A top-flight driver for seven decades, Len Duncan (July 25, 1911 – August 1, 1998) of Lansdale, Pennsylvania, could always be counted upon to drive with skill and daring. One of the most popular campaigners in winged and wingless Midgets, Duncan also devoted a good deal of his time to helping young drivers develop and no less than fellow EMPA Hall of Fame driver Mario Andretti has credited him with having a great influence on his career.
Known as “The Dean of Midget Racing,” Duncan – who sported a pencil-thin moustache – began racing in 1928 on the West Coast and gravitated to the Midgets in the early 1930s when they became all the rage. But he was also a first-rate driver in late 1930s Big Car (Sprint Car) racing in the unique No. 73 Della Torre Thunderbird Hisso. In the 1954 Indianapolis 500 he started 26th in Ray Brady’s cream, black and red No. 33 Offenhauser and was credited for finishing 31st when he dropped out after 101 laps with brake problems.
However, it was in the Mighty Midgets where Duncan was most successful and he raced not only on the nation’s outdoor short tracks of dirt and asphalt configuration but also on the indoor circuits that were quite popular during the winter months in the late 1940s and 1950s at major arenas and armories throughout the East.
Duncan drove a variety of first-class Offy-powered Midgets such as Mike Caruso’s black No. 3 and Jerry Willetts white and blue No. 31 “Sugar Blues.” He also drove for fellow EMPA Hall of Fame members Ken Hickey (No. 19), Ken Brenn Sr. (No. 24) and Ed Darrell (No. 83). When he retired from driving in the 1980s he had more than 500 feature-race victories, including an impressive 58 in American Racing Driver’s Club competition.
These victories, of course, also helped Duncan to win several Midget titles and in this regard he was the American Automobile Association’s three-time (1953-1955) Eastern Midget Champion and he was the ARDC Champion eight times (1955, 1958-1959, 1961-1964 & 1967).

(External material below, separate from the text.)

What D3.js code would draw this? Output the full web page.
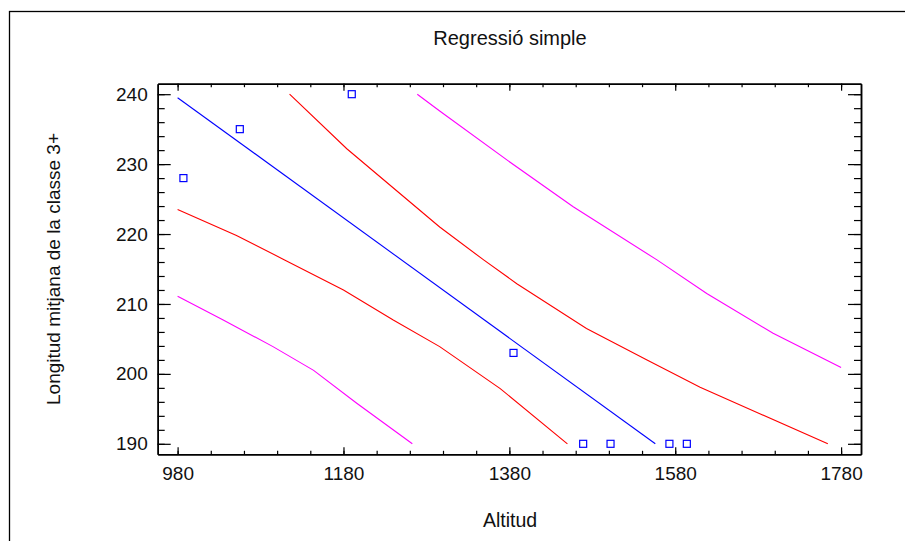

But of all of these things that Duncan was most proud of it was his assignment during World War II to be the personal driver for President Harry S. Truman when he made a trip to occupied Potsdam, Germany, in late July 1945 to meet with British Prime Ministers Winston Churchill and Clement Attlee, and Russian Communist Party General Secretary Joseph Stalin.
A Sergeant in the U.S. Army, Duncan was recruited for this duty as it was known that he was more than capable in handling the duties behind a steering wheel, which made great deal of sense to the American military and U.S. Secret Service should Truman need to be quickly taken to a safe location in the event of wartime difficulties during the Potsdam Conference.
Then, after the war, Duncan took up right where he left off as a race-car driver as he won the American Automobile Association’s 100-mile Midget race in 1946 on the old one-mile dirt Trenton (N.J.) Fairgrounds track in Hickey’s Ford V-8 60 “rail job.”
Duncan is also remembered for being the subject of a famous accident photograph that was taken in 1972 at the old five-eighths-mile dirt Flemington (N.J.) Speedway.
While racing between the first and second turns, the 60-year-old driver’s roll-cage-equipped No. 83 Darrell-owned Midget flipped wildly into the air. On the scene that day was fellow EMPA Hall of Famer Walt Chernokal whose photographs of Duncan high in flight were printed in “Area Auto Racing News” as well as in hundreds of newspapers throughout the United States and internationally, including in one of German’s major magazines.
Len Duncan’s full Midget career ended in 1982 in Hickey’s No. 19 Offy. And his last years as a driver were spent with the American Three-Quarter Midget Racing Association that recognizes his overall accomplishments with its annual Len Duncan Memorial race.